Gulf states must take measures to improve private sector investment and job creation, International Monetary Fund (IMF) Managing Director Christine Lagarde said late Sunday.
The warning came as the countries of the Gulf Cooperation Council (GCC) face falling oil prices that are threatening their fossil fuel-focused economies.
“At the moment, a large share of fiscal and export revenues in the GCC come from oil,” Lagarde said at a meeting of GCC finance ministers in Doha, Qatar. “With oil prices having declined sharply since mid-2014, export revenues are expected to be nearly $275 billion lower in 2015 than in 2014.”
The IMF predicts growth across the region will slow to 3.2 percent in 2015 and 2.7 percent in 2016, compared with 3.4 percent in 2014.
“Governments should continue to take steps to switch the focus of growth away from the public and toward the private sector,” Lagarde said in her speech, which was emailed to Anadolu Agency. “With some two million people likely to enter the labor force in the GCC by 2020 and given the fiscal constraints on further increasing government employment private sector, job creation needs to be stepped up.”
She said the degree of adjustment needed would vary from country to country among the six-nation bloc.
“Well-planned fiscal consolidation strategies need to be put in place as soon as possible and communicated so that people understand how the adjustment will take place,” the IMF chief said.
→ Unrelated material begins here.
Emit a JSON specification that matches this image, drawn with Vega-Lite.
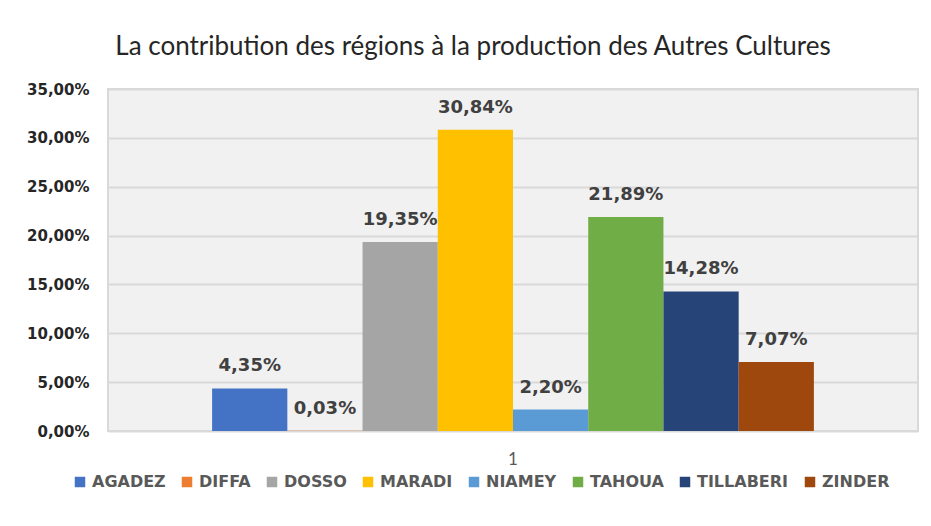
{
  "$schema": "https://vega.github.io/schema/vega-lite/v6.json",
  "width": 810,
  "height": 342,
  "autosize": {"type": "none"},
  "padding": {"left": 108, "top": 89, "right": 13, "bottom": 95},
  "background": "white",
  "config": {
    "locale": {"number": {"decimal": ",", "thousands": " ", "grouping": [3], "currency": ["", " €"]}},
    "view": {"fill": "#f1f1f1", "stroke": "#d9d9d9", "strokeWidth": 2},
    "font": "DejaVu Sans"
  },
  "title": {
    "text": "La contribution des régions à la production des Autres Cultures",
    "font": "Lato",
    "fontSize": 26,
    "fontWeight": "normal",
    "color": "#262626",
    "anchor": "middle",
    "frame": "group",
    "dx": -40,
    "offset": 22
  },
  "data": {
    "values": [
      {"region": "AGADEZ", "cat": "1", "value": 0.0435},
      {"region": "DIFFA", "cat": "1", "value": 0.0003},
      {"region": "DOSSO", "cat": "1", "value": 0.1935},
      {"region": "MARADI", "cat": "1", "value": 0.3084},
      {"region": "NIAMEY", "cat": "1", "value": 0.0220},
      {"region": "TAHOUA", "cat": "1", "value": 0.2189},
      {"region": "TILLABERI", "cat": "1", "value": 0.1428},
      {"region": "ZINDER", "cat": "1", "value": 0.0707}
    ]
  },
  "encoding": {
    "x": {
      "field": "cat",
      "type": "nominal",
      "scale": {"paddingInner": 0, "paddingOuter": 0.173},
      "axis": {
        "title": null,
        "labelAngle": 0,
        "domain": false,
        "ticks": false,
        "labelFont": "Lato",
        "labelFontSize": 17,
        "labelColor": "#595959",
        "labelPadding": 20
      }
    },
    "xOffset": {
      "field": "region",
      "type": "nominal",
      "sort": ["AGADEZ", "DIFFA", "DOSSO", "MARADI", "NIAMEY", "TAHOUA", "TILLABERI", "ZINDER"],
      "scale": {"paddingInner": 0, "paddingOuter": 0}
    },
    "y": {
      "field": "value",
      "type": "quantitative",
      "scale": {"domain": [0, 0.35]},
      "axis": {
        "title": null,
        "values": [0, 0.05, 0.1, 0.15, 0.2, 0.25, 0.3, 0.35],
        "format": ".2%",
        "domain": false,
        "ticks": false,
        "labelFontWeight": "bold",
        "labelFontSize": 15,
        "labelColor": "#262626",
        "labelPadding": 19,
        "gridColor": "#d9d9d9",
        "gridWidth": 2
      }
    }
  },
  "layer": [
    {
      "mark": {"type": "bar"},
      "encoding": {
        "color": {
          "field": "region",
          "type": "nominal",
          "scale": {
            "domain": ["AGADEZ", "DIFFA", "DOSSO", "MARADI", "NIAMEY", "TAHOUA", "TILLABERI", "ZINDER"],
            "range": ["#4472C4", "#ED7D31", "#A5A5A5", "#FFC000", "#5B9BD5", "#70AD47", "#264478", "#9E480E"]
          },
          "legend": {
            "title": null,
            "orient": "none",
            "legendX": -36,
            "legendY": 385,
            "direction": "horizontal",
            "symbolType": "square",
            "symbolSize": 110,
            "symbolStrokeWidth": 0,
            "labelFontSize": 16,
            "labelFontWeight": "bold",
            "labelColor": "#595959",
            "labelOffset": 4,
            "columnPadding": 13
          }
        }
      }
    },
    {
      "mark": {"type": "text", "dy": -17, "baseline": "alphabetic", "fontWeight": "bold", "fontSize": 18, "color": "#404040"},
      "encoding": {"text": {"field": "value", "type": "quantitative", "format": ".2%"}}
    }
  ]
}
She said all countries need to focus on expanding non-oil revenue; raising energy prices; firmer control of spending, particularly public sector wages; and a review of capital expenditure.
“Reforms to strengthen the fiscal frameworks would support these consolidation efforts,” Lagarde said.
In its most recent report on the GCC economies, published at the end of 2014, the IMF noted they had nearly all implemented economic development programs to boost job skills and develop new industries.
“Nevertheless, to date these diversification strategies have yielded mix results,” the report stated, noting they were still heavily linked to oil prices while export diversification was “more limited.”